Small, continuous alterations—such as changes in temperature, weight, age, or pressure—accumulate within a system until they culminate in a discontinuous change of state. At this point, various bifurcations can occur, signifying that, after a catastrophe, reality can embark on different paths.

In the context of catastrophe theory, change is not regarded as an anomaly; instead, it constitutes the very essence of the mathematics involved. This mathematics stands in contrast to deterministic approaches, which explain phenomena using mathematical functions that consistently yield the same results. Traditional mathematics, taught at all levels of education up to the university level, portrays a world where change is absent, as functions unfold uniformly and predictably.
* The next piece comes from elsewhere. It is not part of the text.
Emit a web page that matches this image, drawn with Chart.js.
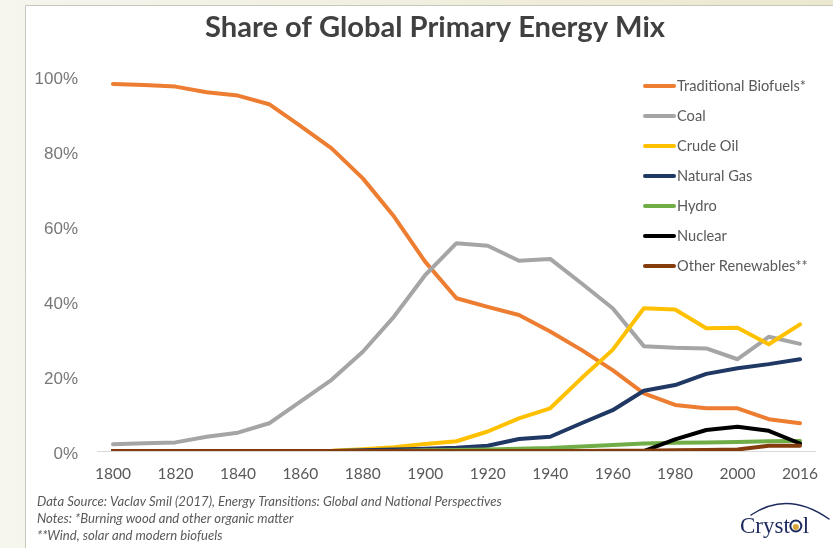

It represents a static world.

Conversely, catastrophe theory introduces a dynamic world where everything is comprised of possibilities and bifurcations that lead to uncertain new scenarios. It distinguishes between state variables, which define a specific situation between one catastrophe and another, and control variables, which designate points where changes of state become possible.

The reality we know is a composite of various states, each eventually transitioning when it reaches a control variable, thereby transforming into something entirely different. This new reality adheres to laws and regulations distinct from those governing the previous state.

Catastrophe theory furnishes valuable mathematical models applicable to both the natural and human sciences. What makes this mathematical theory intriguing for non-mathematicians is the following:

Reality is in a constant state of flux, characterized by perpetual motion. Change is the sole constant.
Every reality undergoes continuous transformations, and at some juncture, it may experience a discontinuous shift—a rupture leading to a new reality.
This new reality operates under laws and principles distinct from those of the preceding state.